Tuesday, 16 December 2014
Younghun Ji, Hyangsun Han and Hoonyol Lee, Kangwon National University, Chuncheon, South Korea
Analysis of the surface properties of Antarctica is very important to study the change of environment and climate in the polar region. Synthetic aperture radar (SAR) has been widely used to study Antarctic surface properties because it is independent of sun altitude and atmospheric conditions. Interferometric SAR (InSAR) observes surface topography and deformation, by calculating the phase differences between two or more SAR images obtained over same area. InSAR technique can be used for height mapping in stable areas with a few meter accuracy. However, the InSAR-derived height map can have errors if the phase differences due to surface deformation or change of the scattering center by microwave penetration into snow are misinterpreted as the elevation. In this study, we generated the height maps around Terra Nova Bay in East Antarctica from 13 COSMO-SkyMed one-day tandem InSAR pairs obtained from December 2010 to January 2012. By analyzing the height maps averaged over the 13 interferograms and its standard deviation (STD) map, we could classify the surface types into glacier, mountains and basin areas covered with snow.

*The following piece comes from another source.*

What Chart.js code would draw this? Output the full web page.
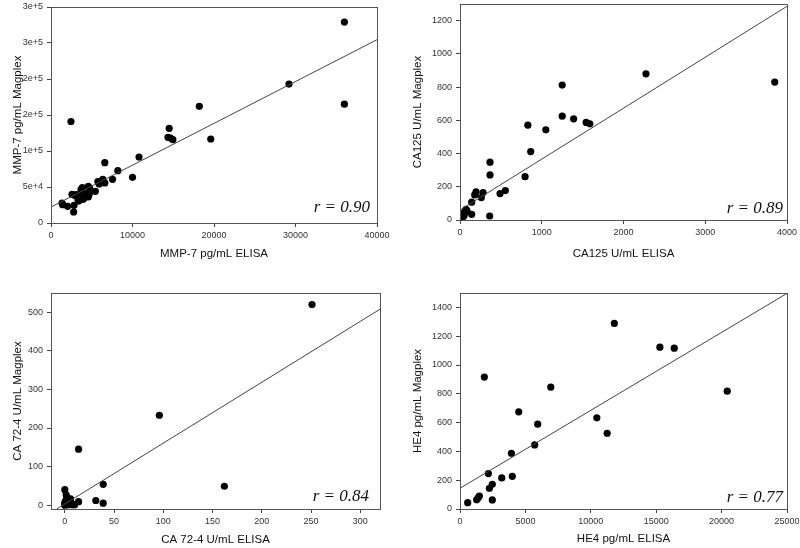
<!DOCTYPE html>
<html>
<head>
<meta charset="utf-8">
<script src="https://cdn.jsdelivr.net/npm/chart.js@4/dist/chart.umd.min.js"></script>
<style>
html,body{margin:0;padding:0;background:#fff;}
#wrap{position:relative;width:800px;height:548px;}
canvas{position:absolute;}
</style>
</head>
<body>
<div id="wrap">
<canvas id="c1" width="400" height="274" style="left:0;top:0"></canvas>
<canvas id="c2" width="400" height="274" style="left:400px;top:0"></canvas>
<canvas id="c3" width="400" height="274" style="left:0;top:274px"></canvas>
<canvas id="c4" width="400" height="274" style="left:400px;top:274px"></canvas>
</div>
<script>
// ---- Panel 1: MMP-7 ----
const mmpElisa   = [36000,29200,36000,18200,2450,14500,14350,14650,14950,19600,10800,6600,8200,10000,7550,6350,6600,5750,5900,5440,4580,4740,3840,3680,4700,4290,2580,3100,3760,3310,3930,1350,1430,2040,2820,2780,3500,4000,3600,4100,3400,3800,4580,2900,4580];
const mmpMagplex = [279000,193000,165000,162000,141000,131500,119000,118000,115700,116700,91700,83800,72700,63400,60700,60500,55600,57500,54200,44000,51000,48600,49200,46400,40300,40800,39900,39400,36100,32500,32900,27800,25500,23200,24600,15300,38000,37000,34000,35000,30500,42000,36100,38500,39400];
const mmpFitX = [0, 40000];
const mmpFitY = [22200, 254600];
const mmpXTicks = [0,10000,20000,30000,40000];
const mmpYTicks = [0,50000,100000,150000,200000,250000,300000];
const mmpYLabels = ["0","5e+4","1e+5","2e+5","2e+5","3e+5","3e+5"];
const mmpR = "r = 0.90";

// ---- Panel 2: CA125 ----
const caElisa   = [1250,2275,3850,1250,1390,1543,1588,830,1050,865,367,367,796,555,490,282,196,180,261,143,143,363,73,86,60,40,20,10,5,30,50,15,0,25,70];
const caMagplex = [812,880,830,625,609,587,579,571,543,412,348,271,261,177,159,165,169,151,135,107,34,24,64,56,45,35,30,20,10,15,25,5,25,40,50];
const caFitX = [0, 4000];
const caFitY = [60, 1286];
const caXTicks = [0,1000,2000,3000,4000];
const caYTicks = [0,200,400,600,800,1000,1200];
const caR = "r = 0.89";

// ---- Panel 3: CA 72-4 ----
const c72Elisa   = [251,96,14,162,39,39,31.5,14,0,1.4,5.8,0,0.5,1,2,3,4,5,6,7,8,9,2,1,0,10,3];
const c72Magplex = [520,233,145,49,54,5,12,9,40,27,16,5,10,2,15,5,1,3,8,2,1,2,20,8,0,1,12];
const c72FitX = [-8.2, 320];
const c72FitY = [-10, 508];
const c72XTicks = [0,50,100,150,200,250,300];
const c72YTicks = [0,100,200,300,400,500];
const c72R = "r = 0.84";

// ---- Panel 4: HE4 ----
const he4Elisa   = [11800,15280,16380,1860,6940,20430,4490,10460,5940,11250,5710,3930,2170,4000,3190,2470,2245,2470,1479,1403,1275,588];
const he4Magplex = [1289,1124,1117,916,846,818,675,633,589,526,445,387,246,227,216,172,144,63,90,79,65,44];
const he4FitX = [0, 25000];
const he4FitY = [144, 1497];
const he4XTicks = [0,5000,10000,15000,20000,25000];
const he4YTicks = [0,200,400,600,800,1000,1200,1400];
const he4R = "r = 0.77";

const framePlugin = {
  id: 'frame',
  afterDatasetsDraw(chart, args, opts) {
    const {ctx, chartArea: a} = chart;
    ctx.save();
    ctx.strokeStyle = '#555';
    ctx.lineWidth = 1;
    ctx.strokeRect(Math.round(a.left) + 0.5, Math.round(a.top) + 0.5,
                   Math.round(a.right - a.left), Math.round(a.bottom - a.top));
    ctx.font = 'italic 17px "Liberation Serif", "Times New Roman", serif';
    ctx.textAlign = 'right';
    ctx.textBaseline = 'alphabetic';
    ctx.fillStyle = '#111';
    ctx.fillText(opts.label, a.right - opts.dx, a.bottom - opts.dy);
    ctx.restore();
  }
};

const TICKFONT = {family: '"Liberation Sans", Arial, sans-serif', size: 9};
const TITLEFONT = {family: '"Liberation Sans", Arial, sans-serif', size: 11.5};

function makePanel(id, p) {
  const pts = p.xs.map((x, i) => ({x: x, y: p.ys[i]}));
  const fit = p.fx.map((x, i) => ({x: x, y: p.fy[i]}));
  new Chart(document.getElementById(id), {
    type: 'scatter',
    data: {
      datasets: [
        {type: 'line', data: fit, borderColor: '#444', borderWidth: 1, pointRadius: 0, fill: false, tension: 0},
        {data: pts, backgroundColor: '#000', borderColor: '#000', pointRadius: 3.6, pointBorderWidth: 0}
      ]
    },
    plugins: [framePlugin],
    options: {
      responsive: false,
      animation: false,
      events: [],
      layout: {padding: {left: 0, right: p.padRight, top: p.padTop, bottom: 0}},
      plugins: {
        legend: {display: false},
        tooltip: {enabled: false},
        frame: {label: p.r, dx: p.rdx, dy: p.rdy}
      },
      scales: {
        x: {
          type: 'linear', min: p.xmin, max: p.xmax,
          afterBuildTicks: s => { s.ticks = p.xt.map(v => ({value: v})); },
          afterFit: s => { s.height = p.xH; s.paddingLeft = 0; s.paddingRight = 0; },
          grid: {display: true, drawOnChartArea: false, drawTicks: true, tickLength: 4, color: '#444'},
          border: {display: false},
          ticks: {font: TICKFONT, color: '#333', padding: 3, maxRotation: 0, autoSkip: false,
                  callback: v => String(v)},
          title: {display: true, text: p.xtitle, font: TITLEFONT, color: '#111', padding: {top: 0, bottom: p.xtPad}}
        },
        y: {
          type: 'linear', min: p.ymin, max: p.ymax,
          afterBuildTicks: s => { s.ticks = p.yt.map(v => ({value: v})); },
          afterFit: s => { s.width = p.yW; s.paddingTop = 0; s.paddingBottom = 0; },
          grid: {display: true, drawOnChartArea: false, drawTicks: true, tickLength: 4, color: '#444'},
          border: {display: false},
          ticks: {font: TICKFONT, color: '#333', padding: 4, autoSkip: false,
                  callback: (v, i) => p.ylabels ? p.ylabels[i] : String(v)},
          title: {display: true, text: p.ytitle, font: TITLEFONT, color: '#111', padding: {top: p.ytPad, bottom: 0}}
        }
      }
    }
  });
}

makePanel('c1', {xs: mmpElisa, ys: mmpMagplex, fx: mmpFitX, fy: mmpFitY,
  xmin: 0, xmax: 40000, ymin: 0, ymax: 300000, xt: mmpXTicks, yt: mmpYTicks, ylabels: mmpYLabels,
  xtitle: 'MMP-7 pg/mL ELISA', ytitle: 'MMP-7 pg/mL Magplex', r: mmpR, rdx: 7, rdy: 11,
  padRight: 23, padTop: 7, xH: 51, yW: 51, xtPad: 13, ytPad: 11});

makePanel('c2', {xs: caElisa, ys: caMagplex, fx: caFitX, fy: caFitY,
  xmin: 0, xmax: 4000, ymin: 0, ymax: 1300, xt: caXTicks, yt: caYTicks,
  xtitle: 'CA125 U/mL ELISA', ytitle: 'CA125 U/mL Magplex', r: caR, rdx: 4, rdy: 7,
  padRight: 13, padTop: 4, xH: 54, yW: 60, xtPad: 13, ytPad: 11});

makePanel('c3', {xs: c72Elisa, ys: c72Magplex, fx: c72FitX, fy: c72FitY,
  xmin: -14, xmax: 320, ymin: -10, ymax: 550, xt: c72XTicks, yt: c72YTicks,
  xtitle: 'CA 72-4 U/mL ELISA', ytitle: 'CA 72-4 U/mL Magplex', r: c72R, rdx: 11, rdy: 8,
  padRight: 20, padTop: 19, xH: 39, yW: 51, xtPad: 1, ytPad: 11});

makePanel('c4', {xs: he4Elisa, ys: he4Magplex, fx: he4FitX, fy: he4FitY,
  xmin: 0, xmax: 25000, ymin: 0, ymax: 1500, xt: he4XTicks, yt: he4YTicks,
  xtitle: 'HE4 pg/mL ELISA', ytitle: 'HE4 pg/mL Magplex', r: he4R, rdx: 4, rdy: 7,
  padRight: 13, padTop: 19, xH: 39, yW: 60, xtPad: 2, ytPad: 11});
</script>
</body>
</html>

The mountain areas showed very small STD because its surface property is unchanged with time, except for the small STD values caused by the errors from the unwrapping processing, satellite orbit or atmospheric phase distortion. Over the basin areas, however, the STD of the height was much larger than the mountain area due to the variation of scattering center either from the change in surface property such as snowfall and sublimation or by the surface displacement of snow mass that are too slow. A year-long constant motion of such slow-creeping snow body was positively identified by its linear relationship between the misinterpreted elevation and the baseline perpendicular component of InSAR pair. Analysis of time-series coherence maps and amplitude maps have also contributed to clarify the surface properties and its changes due to various environmental factors such as snow fall, wind, sublimation, and the freezing-thawing processes in this Antarctic land surface.

Acknowledgement – This research was supported by National Research Foundation of Korea through NRF-2013R1A1A2008062 and NRF-2013M1A3A3A02041853.